Остмейер ждал ответа, глядя на миссис Чарлз в зеркало, стоявшее на краю стола. Удобная придумка, оставшаяся от прежнего хозяина кабинета, ушедшего год назад с повышением в отдел экономических преступлений.
— Что? — спросила миссис Чарлз.
Разыгрывает удивление. Женщины всегда так поступают, даже когда их вину можно доказать надежными уликами. Как сейчас.
— Наши эксперты, — сменив тон светского льва на сухой голос человека, знающего истину, заговорил Остмейер, — исследовали записи с восьми камер наблюдения, причем одна из камер — как раз напротив двери в кабинет адвоката, доктора Кодинари, секретарем которого вы являетесь.
— И что? — спросила миссис Чарлз, все еще не понимая.
— Записи не подвергались изменениям, они подлинные — сто процентов.
Миссис Чарлз молчала, ожидая продолжения.

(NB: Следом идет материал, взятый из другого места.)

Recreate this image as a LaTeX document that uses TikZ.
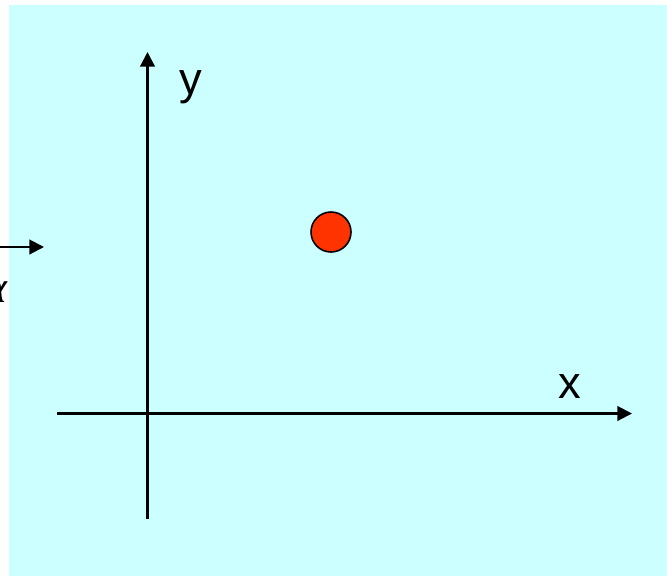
\documentclass[tikz,border=0pt]{standalone}
\usepackage{fontspec}
\setmainfont{Liberation Sans}
\newfontfamily\greekfont{Liberation Serif}
\usetikzlibrary{arrows.meta}
\definecolor{bgcyan}{HTML}{CCFFFF}
\definecolor{dotred}{HTML}{FF3300}
\begin{document}
\begin{tikzpicture}[x=0.75pt,y=-0.75pt,
  axis/.style={line width=1.6pt,-{Triangle[length=11pt,width=11pt]}},
  lbl/.style={font=\fontsize{34}{40}\selectfont,inner sep=0pt}]
\useasboundingbox (0,0) rectangle (667,576);
\fill[bgcyan] (8.5,5) rectangle (667,576);
\coordinate (xs) at (57,413.5);
\coordinate (xe) at (632,413.5);
\coordinate (ys) at (147.5,519);
\coordinate (ye) at (147.5,52);
\draw[axis] (xs) -- (xe);
\draw[axis] (ys) -- (ye);
\node[lbl,anchor=base] (xl) at (570,398) {x};
\node[lbl,anchor=base] (yl) at (191,94) {y};
\node[circle,draw=black,line width=1.2pt,fill=dotred,minimum size=30pt,inner sep=0pt] (dot) at (331,232) {};
\coordinate (as) at (-5,247);
\coordinate (ae) at (44,247);
\draw[axis] (as) -- (ae);
\node[inner sep=0pt,anchor=base,font=\greekfont\itshape\fontsize{34}{40}\selectfont] (al) at (-5,302) {α};
\end{tikzpicture}
\end{document}
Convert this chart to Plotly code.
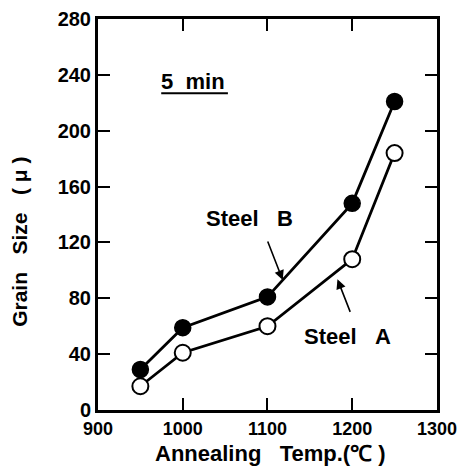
import plotly.graph_objects as go

temps = [950, 1000, 1100, 1200, 1250]
steel_a = [17, 41, 60, 108, 184]
steel_b = [29, 59, 81, 148, 221]
x_ticks = [900, 1000, 1100, 1200, 1300]
y_ticks = [0, 40, 80, 120, 160, 200, 240, 280]

FONT = "Liberation Sans, Arial, sans-serif"
NB = "\u00a0"

fig = go.Figure()
fig.add_trace(go.Scatter(x=temps, y=steel_b, mode="lines+markers",
                         line=dict(color="black", width=2.8),
                         marker=dict(symbol="circle", size=16, color="black",
                                     line=dict(color="black", width=1.5)),
                         showlegend=False))
fig.add_trace(go.Scatter(x=temps, y=steel_a, mode="lines+markers",
                         line=dict(color="black", width=2.8),
                         marker=dict(symbol="circle", size=16, color="white",
                                     line=dict(color="black", width=2)),
                         showlegend=False))

axis_common = dict(showgrid=False, zeroline=False, showline=True, linecolor="black",
                   linewidth=3, mirror="ticks", ticks="inside", ticklen=12, tickwidth=2,
                   tickcolor="black", automargin=False, ticklabeloverflow="allow")

fig.update_xaxes(range=[900, 1300.05], tickvals=x_ticks, ticktext=[str(v) for v in x_ticks],
                 tickfont=dict(family=FONT, size=18, color="black", weight="bold"),
                 **axis_common)
fig.update_yaxes(range=[0, 280.05], tickvals=y_ticks, ticktext=[str(v) for v in y_ticks],
                 tickfont=dict(family=FONT, size=20, color="black", weight="bold"),
                 **axis_common)

txt = dict(family=FONT, size=22, color="black", weight="bold")
annotations = [
    dict(x=1012.5, y=235, xref="x", yref="y", text="5" + NB + NB + "min", showarrow=False,
         font=txt),
    dict(x=1079, y=137.5, xref="x", yref="y", text="Steel" + NB + NB + NB + "B",
         showarrow=False, font=txt),
    dict(x=1194.5, y=53, xref="x", yref="y", text="Steel" + NB + NB + NB + "A",
         showarrow=False, font=txt),
    dict(x=1118, y=93.1, ax=1099.6, ay=121.7, xref="x", yref="y", axref="x", ayref="y",
         text="", showarrow=True, arrowhead=2, arrowsize=1.2, arrowwidth=1.6, arrowcolor="black"),
    dict(x=1182.6, y=93.6, ax=1198.3, ay=69.2, xref="x", yref="y", axref="x", ayref="y",
         text="", showarrow=True, arrowhead=2, arrowsize=1.2, arrowwidth=1.6, arrowcolor="black"),
    dict(xref="paper", yref="paper", x=0.51, y=0, yshift=-43, yanchor="middle",
         text="Annealing" + NB + NB + NB + "Temp.(℃" + NB + ")", showarrow=False, font=txt),
    dict(xref="paper", yref="paper", x=0, xshift=-78, y=0.43, xanchor="center",
         textangle=-90,
         text="Grain" + NB + NB + NB + "Size" + NB + NB + NB + "(" + NB + "μ" + NB + ")",
         showarrow=False, font=dict(family=FONT, size=21, color="black", weight="bold")),
]

fig.update_layout(
    width=458, height=468,
    margin=dict(l=98, r=21, t=19, b=58),
    plot_bgcolor="white", paper_bgcolor="white",
    annotations=annotations,
    shapes=[dict(type="line", xref="x", yref="y", x0=974.6, x1=1053.3, y0=226.8, y1=226.8,
                 line=dict(color="black", width=2))],
)

fig.write_html("out.html", config={"displayModeBar": False},
               post_script="document.body.style.margin='0';document.body.style.padding='0';")
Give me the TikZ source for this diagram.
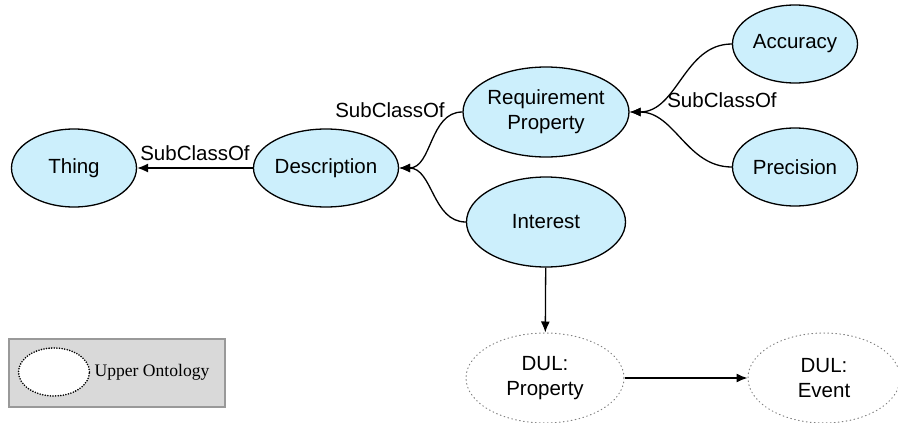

— Хорошо, — вздохнул Остмейер. — Поскольку вам, по-видимому, будет предъявлено обвинение, вы имеете право хранить молчание, имеете право вызвать своего адвоката и говорить только в его присутствии, но также должны знать, что любое ваше слово может быть использовано против вас.
— Что? — спросила миссис Чарлз.
— Если вы хотите позвонить адвокату…
— У меня нет адвоката! Зачем он мне? А что…
Похоже, она начала понимать.
— Я позвоню шефу!
— Нет, — с сожалением отказал Остмейер. — Шефу нельзя. Только адвокату. С моего телефона.
Миссис Чарлз, наконец, решила, что пора возмутиться и прекратить нелепую сцену. Она поднялась, одернула платье, поправила прическу и пошла к двери.
— Вернитесь! — жестко приказал Остмейер. Теперь он имитировал злого следователя, что удавалось ему куда больше. — Вернитесь, миссис Чарлз, мы только начали разговаривать.
Пораженная неожиданной грубостью, женщина опустилась на стул, на глазах ее выступили слезы. Остмейер поморщился.
— Вы хорошо поняли, что я сказал? По поводу адвоката и молчания? И главное: чистосердечное признание означает…
— Да что вы такое говорите? — в ужасе вскричала миссис Чарлз. — Вы что… Вы…
Слов у нее не было.
— Объясняю. — Тон Остмейера стал угрожающим. — Записи камер не фальсифицированы и, следовательно, могут служить доказательством в суде.